Petitioner also excepts to the measurement and classification of a small area of BASF West found by the court to measure 3.85 acres and to be in industrial use. The court found that the area was leased to a farmer and under cultivation, but classified it as in industrial use. This was apparently based on the area’s *475small size in proportion to the 190 acres involved and the court’s finding that the 3.85 acres is located between the BASF plant and Sand Hill Road which leads to the plant.
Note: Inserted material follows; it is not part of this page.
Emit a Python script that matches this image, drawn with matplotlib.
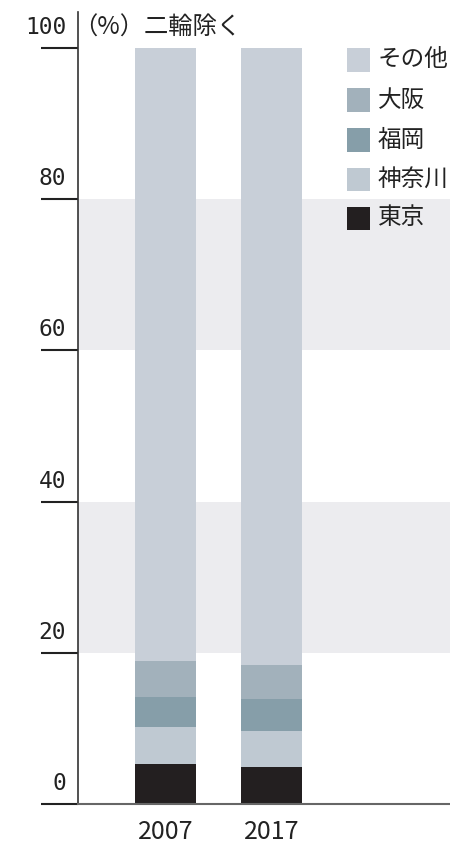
import matplotlib
matplotlib.use("Agg")
import matplotlib.pyplot as plt
import matplotlib.transforms as mtransforms
from matplotlib.patches import Rectangle

plt.rcParams['font.family'] = ['Noto Sans CJK JP', 'DejaVu Sans']

years = ["2007", "2017"]
series_names = ["東京", "神奈川", "福岡", "大阪", "その他"]
tokyo = [5.3, 4.9]
kanagawa = [4.9, 4.8]
fukuoka = [4.0, 4.2]
osaka = [4.7, 4.5]
others = [81.1, 81.6]
series_values = [tokyo, kanagawa, fukuoka, osaka, others]
colors = ["#231f20", "#bfc9d2", "#869ea9", "#a2b1bb", "#c8cfd8"]
yticks = [0, 20, 40, 60, 80, 100]
bands = [(20, 40), (60, 80)]

W, H = 450, 844
fig = plt.figure(figsize=(W / 100, H / 100), dpi=100)
px_per_unit = (804 - 48) / 100.0
top_px = 12
ax = fig.add_axes([78 / W, (H - 804) / H, (W - 78) / W, (804 - top_px) / H])
ax.set_ylim(0, (804 - top_px) / px_per_unit)
ax.set_xlim(-87.5 / 106, (372 - 87.5) / 106)

for lo, hi in bands:
    ax.axhspan(lo, hi, color="#ececef", lw=0, zorder=0)

x = list(range(len(years)))
bottom = [0.0] * len(years)
for name, vals, c in zip(series_names, series_values, colors):
    ax.bar(x, vals, bottom=bottom, width=61 / 106, color=c, lw=0, zorder=2, label=name)
    bottom = [bt + v for bt, v in zip(bottom, vals)]

for s in ["top", "right"]:
    ax.spines[s].set_visible(False)
ax.spines["left"].set_color("#333333")
ax.spines["left"].set_linewidth(1.2)
ax.spines["bottom"].set_color("#666666")
ax.spines["bottom"].set_linewidth(1.5)

ax.set_yticks(yticks)
ax.set_yticklabels([])
ax.tick_params(axis="y", length=37 * 0.72, width=1.5, color="#222222", direction="out")
trans = mtransforms.blended_transform_factory(ax.transAxes, ax.transData)
for t in yticks:
    ax.text(-12 / 372, t + 14 / px_per_unit, str(t), transform=trans, ha="right", va="baseline",
            fontsize=16.5, family="DejaVu Sans Mono", color="#222222")

ax.set_xticks(x)
ax.set_xticklabels(years, fontsize=18, color="#222222")
ax.tick_params(axis="x", length=0, pad=11)

fig.text(73 / W, 1 - 28 / H, "（%）二輪除く", fontsize=17.5, va="center", ha="left", color="#222222")

# legend (top entry first)
row_y = [60, 100, 140, 179, 218]
for i, (name, c) in enumerate(zip(series_names[::-1], colors[::-1])):
    cy = row_y[i]
    fig.add_artist(Rectangle((347 / W, 1 - (cy + 11.5) / H), 23 / W, 23 / H,
                             transform=fig.transFigure, facecolor=c, lw=0))
    fig.text(378 / W, 1 - cy / H, name, fontsize=17, va="center", ha="left", color="#222222")

fig.savefig("out.png", dpi=100)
BASF first contends that according to its witness, an expert in land use planning, the area in question actually measures 6.2 acres. The City’s expert, accepted by the court, was a registered land surveyor who testified that the area in cultivation was 3.7 acres. The two experts used essentially the same measurement technique, but petitioner’s expert included a 2.5 acre buffer around the area actually cultivated. The court’s finding of fact as to the size of the tract is supported by competent evidence. Therefore, it is binding on appeal even if there is some evidence to the contrary. Huyck Corp., supra. This finding is therefore upheld. It is therefore unnecessary for us to reach the question of use classification of this area. Even if the parcel should have b.een designated as vacant, rather than in industrial use, it would be of no help to petitioner since the tract would merely comprise another lot of five acres or less which under G.S. sec. 160A-48(c)(3) would actually improve the City’s position.
VIII
Use of Natural Topographic Features
and Streets as Boundaries
Lastly, petitioners contend that the court erred in concluding that the City used natural topographic features and streets as boundaries whenever practical as required by G.S. sec. 160A-48(e). They also argue that the court erred in concluding that the description for the west annexation area was by metes and bounds as required by G.S. sec. 160A-49(e)(l). We are convinced from our review of the record that the City substantially complied with both of these requirements and petitioners’ arguments do not merit discussion.
IX
Conclusion
For all the foregoing reasons we hold that the trial court correctly found and concluded that the respondent City of Asheville complied with the relevant statutory requirements for annexation.
*476Affirmed.
Judge COZORT concurs. Judge Greene dissents.